• STATED TASK:
Scan the data below for the string "this". Copy every line where it appears.

• DATA SHOWN:
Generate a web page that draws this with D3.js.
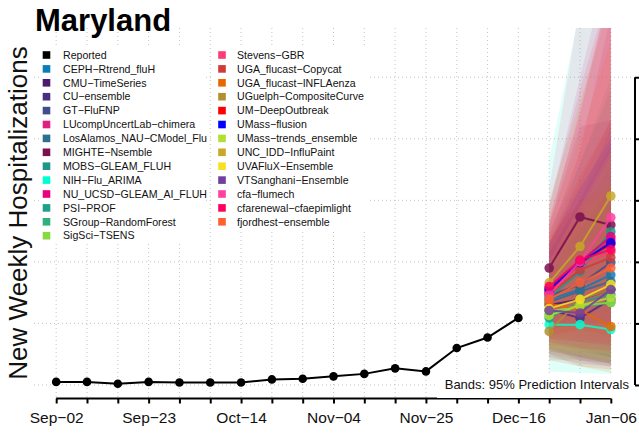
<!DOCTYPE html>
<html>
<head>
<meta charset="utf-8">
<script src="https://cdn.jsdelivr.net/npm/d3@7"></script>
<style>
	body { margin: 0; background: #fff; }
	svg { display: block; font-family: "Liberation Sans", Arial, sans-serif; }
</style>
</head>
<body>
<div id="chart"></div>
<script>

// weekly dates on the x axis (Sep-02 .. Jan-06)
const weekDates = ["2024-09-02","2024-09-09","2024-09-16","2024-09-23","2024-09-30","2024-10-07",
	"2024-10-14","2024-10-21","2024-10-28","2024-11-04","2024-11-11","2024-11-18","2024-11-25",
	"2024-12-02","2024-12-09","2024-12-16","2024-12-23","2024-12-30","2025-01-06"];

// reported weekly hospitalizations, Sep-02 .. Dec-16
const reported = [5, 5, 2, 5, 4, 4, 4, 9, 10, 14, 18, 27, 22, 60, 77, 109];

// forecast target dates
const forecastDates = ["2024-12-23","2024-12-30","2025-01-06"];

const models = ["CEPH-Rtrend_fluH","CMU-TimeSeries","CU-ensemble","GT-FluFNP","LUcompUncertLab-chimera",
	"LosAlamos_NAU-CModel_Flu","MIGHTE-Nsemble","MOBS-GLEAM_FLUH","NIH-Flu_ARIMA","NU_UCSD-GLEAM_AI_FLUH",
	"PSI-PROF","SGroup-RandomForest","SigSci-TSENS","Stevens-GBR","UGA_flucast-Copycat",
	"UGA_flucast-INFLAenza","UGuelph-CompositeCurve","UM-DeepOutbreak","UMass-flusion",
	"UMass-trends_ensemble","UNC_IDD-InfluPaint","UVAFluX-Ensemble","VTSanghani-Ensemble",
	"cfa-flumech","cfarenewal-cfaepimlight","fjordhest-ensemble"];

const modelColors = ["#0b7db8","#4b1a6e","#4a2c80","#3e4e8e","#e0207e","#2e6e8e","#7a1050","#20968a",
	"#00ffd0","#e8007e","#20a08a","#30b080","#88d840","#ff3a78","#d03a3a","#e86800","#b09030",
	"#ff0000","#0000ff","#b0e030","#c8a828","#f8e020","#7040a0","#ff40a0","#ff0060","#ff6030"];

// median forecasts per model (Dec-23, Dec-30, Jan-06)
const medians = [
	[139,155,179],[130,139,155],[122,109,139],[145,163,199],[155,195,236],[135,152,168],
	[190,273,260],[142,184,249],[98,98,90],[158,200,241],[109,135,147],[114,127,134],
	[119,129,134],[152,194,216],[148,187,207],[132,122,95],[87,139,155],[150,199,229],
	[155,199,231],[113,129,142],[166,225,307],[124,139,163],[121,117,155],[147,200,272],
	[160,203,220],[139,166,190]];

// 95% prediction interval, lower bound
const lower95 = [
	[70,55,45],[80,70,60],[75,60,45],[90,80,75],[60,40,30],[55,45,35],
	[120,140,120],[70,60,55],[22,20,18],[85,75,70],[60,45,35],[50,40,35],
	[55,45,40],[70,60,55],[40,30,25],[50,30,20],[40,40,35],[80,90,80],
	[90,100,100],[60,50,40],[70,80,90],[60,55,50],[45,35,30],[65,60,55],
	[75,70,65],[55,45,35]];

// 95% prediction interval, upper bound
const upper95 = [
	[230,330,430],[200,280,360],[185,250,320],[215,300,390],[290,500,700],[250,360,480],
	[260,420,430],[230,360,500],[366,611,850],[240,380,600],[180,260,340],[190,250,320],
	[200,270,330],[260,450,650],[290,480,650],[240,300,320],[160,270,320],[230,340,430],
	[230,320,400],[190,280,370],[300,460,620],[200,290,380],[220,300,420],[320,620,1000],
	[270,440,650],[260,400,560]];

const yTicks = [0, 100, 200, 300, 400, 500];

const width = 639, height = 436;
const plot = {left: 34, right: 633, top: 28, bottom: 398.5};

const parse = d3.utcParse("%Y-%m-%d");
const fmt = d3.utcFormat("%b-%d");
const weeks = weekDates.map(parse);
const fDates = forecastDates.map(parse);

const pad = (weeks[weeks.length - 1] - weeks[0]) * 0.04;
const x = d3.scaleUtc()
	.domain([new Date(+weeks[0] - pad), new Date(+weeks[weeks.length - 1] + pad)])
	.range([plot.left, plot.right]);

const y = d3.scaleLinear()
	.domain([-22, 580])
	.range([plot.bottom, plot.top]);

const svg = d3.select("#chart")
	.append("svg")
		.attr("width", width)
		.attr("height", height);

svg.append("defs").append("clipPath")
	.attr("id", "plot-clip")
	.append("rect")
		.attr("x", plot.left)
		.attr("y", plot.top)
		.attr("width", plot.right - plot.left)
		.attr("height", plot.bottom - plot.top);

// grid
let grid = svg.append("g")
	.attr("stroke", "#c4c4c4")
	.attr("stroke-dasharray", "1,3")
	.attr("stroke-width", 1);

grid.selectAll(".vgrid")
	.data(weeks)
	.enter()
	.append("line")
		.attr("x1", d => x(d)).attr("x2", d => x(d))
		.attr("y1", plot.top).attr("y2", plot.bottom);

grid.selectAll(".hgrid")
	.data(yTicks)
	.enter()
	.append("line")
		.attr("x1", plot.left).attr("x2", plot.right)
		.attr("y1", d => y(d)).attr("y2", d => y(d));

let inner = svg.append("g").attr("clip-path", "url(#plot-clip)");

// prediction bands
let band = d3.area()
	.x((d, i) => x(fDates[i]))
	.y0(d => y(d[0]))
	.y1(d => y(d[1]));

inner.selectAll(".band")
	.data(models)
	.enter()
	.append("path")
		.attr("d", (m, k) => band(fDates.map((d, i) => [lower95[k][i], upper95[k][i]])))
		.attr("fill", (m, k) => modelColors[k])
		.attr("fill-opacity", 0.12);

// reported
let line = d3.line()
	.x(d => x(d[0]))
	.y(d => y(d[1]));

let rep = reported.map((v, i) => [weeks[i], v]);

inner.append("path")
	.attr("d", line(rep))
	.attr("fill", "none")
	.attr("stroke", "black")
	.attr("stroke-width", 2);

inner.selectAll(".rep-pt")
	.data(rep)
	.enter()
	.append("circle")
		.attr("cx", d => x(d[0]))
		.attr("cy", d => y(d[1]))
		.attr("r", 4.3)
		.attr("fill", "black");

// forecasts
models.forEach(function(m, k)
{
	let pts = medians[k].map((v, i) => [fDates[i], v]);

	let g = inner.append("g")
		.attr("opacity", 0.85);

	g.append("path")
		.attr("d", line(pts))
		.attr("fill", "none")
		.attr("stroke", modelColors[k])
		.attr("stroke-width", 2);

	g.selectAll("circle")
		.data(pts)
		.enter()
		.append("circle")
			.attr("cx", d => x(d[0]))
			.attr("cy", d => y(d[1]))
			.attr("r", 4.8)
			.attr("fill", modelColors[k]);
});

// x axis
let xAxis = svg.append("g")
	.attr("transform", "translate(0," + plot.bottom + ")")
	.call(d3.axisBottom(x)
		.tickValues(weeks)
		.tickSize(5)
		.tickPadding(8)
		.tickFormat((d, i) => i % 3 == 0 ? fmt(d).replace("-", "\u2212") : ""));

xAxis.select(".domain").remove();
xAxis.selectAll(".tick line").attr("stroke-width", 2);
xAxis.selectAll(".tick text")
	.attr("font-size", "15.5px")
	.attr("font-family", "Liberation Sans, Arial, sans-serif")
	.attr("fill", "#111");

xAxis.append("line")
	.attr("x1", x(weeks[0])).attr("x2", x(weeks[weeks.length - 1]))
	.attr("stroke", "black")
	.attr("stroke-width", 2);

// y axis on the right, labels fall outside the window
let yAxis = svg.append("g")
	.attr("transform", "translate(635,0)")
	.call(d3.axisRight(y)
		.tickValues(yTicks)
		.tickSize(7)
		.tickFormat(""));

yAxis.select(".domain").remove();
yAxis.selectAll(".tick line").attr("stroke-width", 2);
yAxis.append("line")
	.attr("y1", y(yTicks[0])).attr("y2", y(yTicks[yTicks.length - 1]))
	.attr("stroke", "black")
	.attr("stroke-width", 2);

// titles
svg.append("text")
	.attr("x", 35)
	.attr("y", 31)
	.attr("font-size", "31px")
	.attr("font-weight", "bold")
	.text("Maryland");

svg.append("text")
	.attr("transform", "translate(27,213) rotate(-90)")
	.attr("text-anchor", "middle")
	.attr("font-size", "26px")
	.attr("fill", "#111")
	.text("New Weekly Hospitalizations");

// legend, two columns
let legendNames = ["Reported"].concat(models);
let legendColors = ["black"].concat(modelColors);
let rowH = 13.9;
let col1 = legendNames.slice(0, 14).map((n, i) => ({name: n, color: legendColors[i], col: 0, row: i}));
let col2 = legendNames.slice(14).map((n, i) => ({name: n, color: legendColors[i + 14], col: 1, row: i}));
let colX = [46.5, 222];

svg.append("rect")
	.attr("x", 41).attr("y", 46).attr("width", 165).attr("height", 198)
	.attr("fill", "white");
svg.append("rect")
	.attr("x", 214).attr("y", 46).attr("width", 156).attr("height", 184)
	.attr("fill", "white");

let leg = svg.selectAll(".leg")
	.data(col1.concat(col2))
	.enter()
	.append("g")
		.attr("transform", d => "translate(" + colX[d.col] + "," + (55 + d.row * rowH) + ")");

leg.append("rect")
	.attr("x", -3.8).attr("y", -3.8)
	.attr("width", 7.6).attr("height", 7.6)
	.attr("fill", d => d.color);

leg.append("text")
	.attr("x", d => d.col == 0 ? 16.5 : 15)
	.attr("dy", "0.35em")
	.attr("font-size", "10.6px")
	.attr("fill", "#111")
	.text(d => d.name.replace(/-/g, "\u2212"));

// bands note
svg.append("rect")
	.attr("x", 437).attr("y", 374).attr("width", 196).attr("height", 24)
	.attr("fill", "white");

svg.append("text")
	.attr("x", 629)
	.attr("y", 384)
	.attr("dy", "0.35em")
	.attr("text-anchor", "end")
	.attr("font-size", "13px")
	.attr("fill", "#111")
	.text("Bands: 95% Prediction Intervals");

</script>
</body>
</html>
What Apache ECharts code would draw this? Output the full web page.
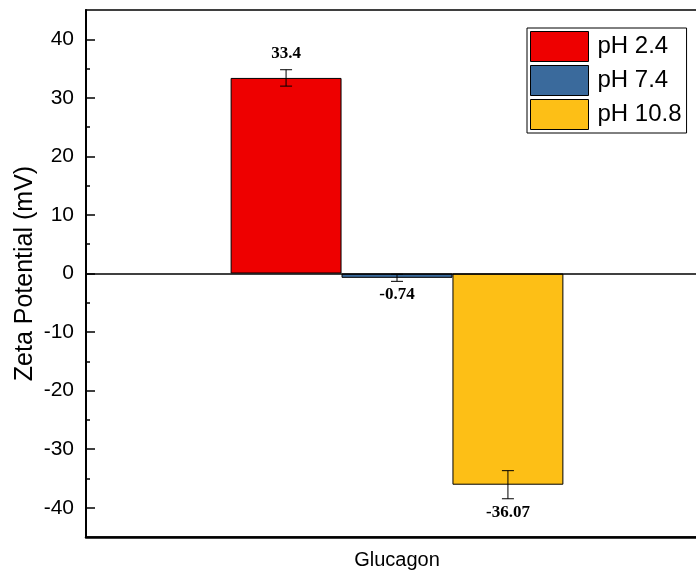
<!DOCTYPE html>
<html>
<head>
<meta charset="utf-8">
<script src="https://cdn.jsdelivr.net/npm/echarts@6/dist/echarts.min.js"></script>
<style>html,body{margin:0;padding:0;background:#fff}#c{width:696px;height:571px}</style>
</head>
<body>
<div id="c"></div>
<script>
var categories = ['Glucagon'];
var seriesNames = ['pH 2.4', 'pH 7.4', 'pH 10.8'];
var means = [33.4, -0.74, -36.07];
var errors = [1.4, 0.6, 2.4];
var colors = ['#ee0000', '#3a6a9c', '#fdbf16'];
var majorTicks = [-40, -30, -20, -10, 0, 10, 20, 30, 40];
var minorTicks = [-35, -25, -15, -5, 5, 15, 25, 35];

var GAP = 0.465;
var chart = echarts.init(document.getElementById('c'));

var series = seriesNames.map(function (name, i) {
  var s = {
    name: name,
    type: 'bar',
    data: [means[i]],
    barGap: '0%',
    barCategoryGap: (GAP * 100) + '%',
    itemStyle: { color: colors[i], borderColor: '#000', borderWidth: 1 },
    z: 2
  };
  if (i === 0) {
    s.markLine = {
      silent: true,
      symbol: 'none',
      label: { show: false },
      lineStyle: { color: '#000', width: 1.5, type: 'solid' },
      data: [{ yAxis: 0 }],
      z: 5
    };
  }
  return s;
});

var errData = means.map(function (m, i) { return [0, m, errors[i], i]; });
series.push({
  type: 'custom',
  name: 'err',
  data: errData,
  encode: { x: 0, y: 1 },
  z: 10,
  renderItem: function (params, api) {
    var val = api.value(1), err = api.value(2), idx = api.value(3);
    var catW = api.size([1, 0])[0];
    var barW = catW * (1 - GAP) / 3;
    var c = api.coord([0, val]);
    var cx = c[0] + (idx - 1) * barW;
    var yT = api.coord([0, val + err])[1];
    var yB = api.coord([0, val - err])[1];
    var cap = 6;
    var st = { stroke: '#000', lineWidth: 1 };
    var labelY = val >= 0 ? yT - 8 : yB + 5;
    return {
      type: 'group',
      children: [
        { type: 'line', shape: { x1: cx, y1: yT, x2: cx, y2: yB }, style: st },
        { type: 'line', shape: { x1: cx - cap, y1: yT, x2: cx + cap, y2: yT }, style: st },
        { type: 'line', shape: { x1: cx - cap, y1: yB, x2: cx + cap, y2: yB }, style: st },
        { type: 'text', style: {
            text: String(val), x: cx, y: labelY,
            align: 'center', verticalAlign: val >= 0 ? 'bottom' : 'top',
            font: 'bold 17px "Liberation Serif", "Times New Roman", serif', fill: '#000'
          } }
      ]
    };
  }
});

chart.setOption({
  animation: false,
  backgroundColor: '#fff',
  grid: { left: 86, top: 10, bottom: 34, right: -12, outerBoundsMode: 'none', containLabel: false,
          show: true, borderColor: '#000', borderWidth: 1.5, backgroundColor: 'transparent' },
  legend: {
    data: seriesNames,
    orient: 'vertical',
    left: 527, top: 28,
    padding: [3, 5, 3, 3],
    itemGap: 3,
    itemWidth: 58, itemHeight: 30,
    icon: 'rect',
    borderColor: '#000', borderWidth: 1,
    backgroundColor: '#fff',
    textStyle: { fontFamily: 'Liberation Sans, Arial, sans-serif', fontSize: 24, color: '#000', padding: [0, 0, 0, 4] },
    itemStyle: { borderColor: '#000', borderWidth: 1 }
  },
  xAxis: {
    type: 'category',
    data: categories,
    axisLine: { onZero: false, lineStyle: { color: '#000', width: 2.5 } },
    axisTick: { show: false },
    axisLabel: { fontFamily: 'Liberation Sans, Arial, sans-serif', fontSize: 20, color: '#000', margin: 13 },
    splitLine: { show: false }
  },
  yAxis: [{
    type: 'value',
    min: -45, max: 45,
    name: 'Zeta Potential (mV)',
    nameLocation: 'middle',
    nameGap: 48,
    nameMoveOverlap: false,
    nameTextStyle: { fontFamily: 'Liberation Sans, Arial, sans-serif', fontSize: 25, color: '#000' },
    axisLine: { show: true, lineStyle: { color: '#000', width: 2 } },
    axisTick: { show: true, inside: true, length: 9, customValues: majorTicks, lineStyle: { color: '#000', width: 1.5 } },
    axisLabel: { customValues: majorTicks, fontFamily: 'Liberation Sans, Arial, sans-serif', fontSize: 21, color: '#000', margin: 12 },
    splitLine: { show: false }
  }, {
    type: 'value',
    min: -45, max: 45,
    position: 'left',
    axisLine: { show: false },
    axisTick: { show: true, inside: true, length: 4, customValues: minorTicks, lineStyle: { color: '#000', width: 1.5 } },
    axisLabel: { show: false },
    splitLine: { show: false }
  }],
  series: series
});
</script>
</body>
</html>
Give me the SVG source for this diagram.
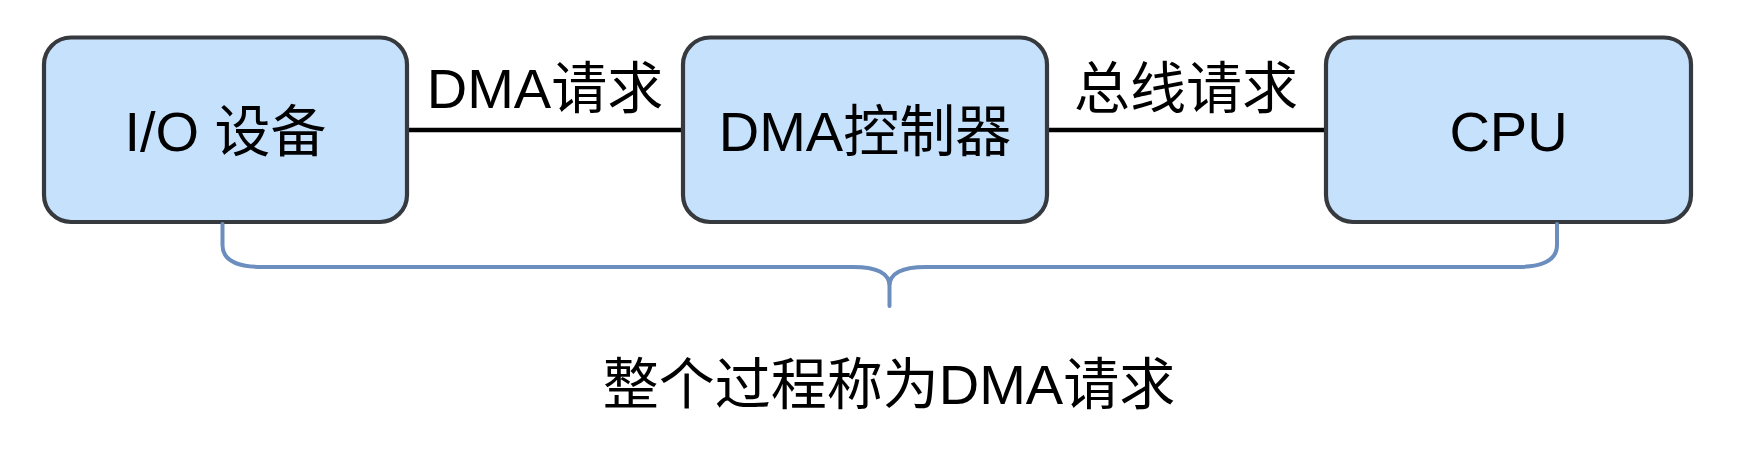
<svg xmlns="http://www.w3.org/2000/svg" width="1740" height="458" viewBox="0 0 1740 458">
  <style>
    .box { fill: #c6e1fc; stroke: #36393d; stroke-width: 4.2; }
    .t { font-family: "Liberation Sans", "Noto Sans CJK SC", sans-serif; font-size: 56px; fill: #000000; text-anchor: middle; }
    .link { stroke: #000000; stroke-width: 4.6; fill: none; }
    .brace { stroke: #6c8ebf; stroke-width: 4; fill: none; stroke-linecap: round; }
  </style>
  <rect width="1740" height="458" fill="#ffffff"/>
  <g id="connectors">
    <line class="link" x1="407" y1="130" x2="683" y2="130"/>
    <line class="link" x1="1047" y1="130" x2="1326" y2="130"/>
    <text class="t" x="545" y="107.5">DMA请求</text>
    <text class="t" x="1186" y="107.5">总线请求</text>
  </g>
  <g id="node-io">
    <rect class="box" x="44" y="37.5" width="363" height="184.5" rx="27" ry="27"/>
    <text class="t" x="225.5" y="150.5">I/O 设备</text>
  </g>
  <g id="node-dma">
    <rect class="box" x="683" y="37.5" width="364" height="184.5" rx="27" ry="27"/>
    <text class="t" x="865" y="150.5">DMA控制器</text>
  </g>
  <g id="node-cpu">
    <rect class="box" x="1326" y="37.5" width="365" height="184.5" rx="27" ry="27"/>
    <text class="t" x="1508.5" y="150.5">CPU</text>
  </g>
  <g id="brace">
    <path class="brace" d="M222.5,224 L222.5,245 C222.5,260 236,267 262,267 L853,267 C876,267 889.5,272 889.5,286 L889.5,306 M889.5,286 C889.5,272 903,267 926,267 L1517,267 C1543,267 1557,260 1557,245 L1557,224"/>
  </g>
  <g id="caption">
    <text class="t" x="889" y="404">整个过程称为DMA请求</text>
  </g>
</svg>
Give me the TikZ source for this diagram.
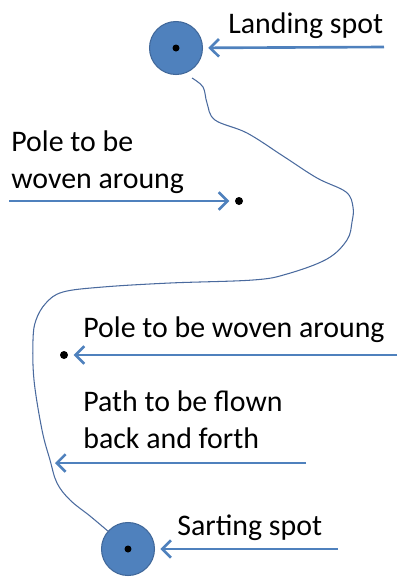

• EXERCISE SOLUTION:
Generate a web page that draws this with D3.js.
What Apache ECharts code would draw this? Output the full web page.
Give me the SVG source for this diagram.
Give me the TikZ source for this diagram.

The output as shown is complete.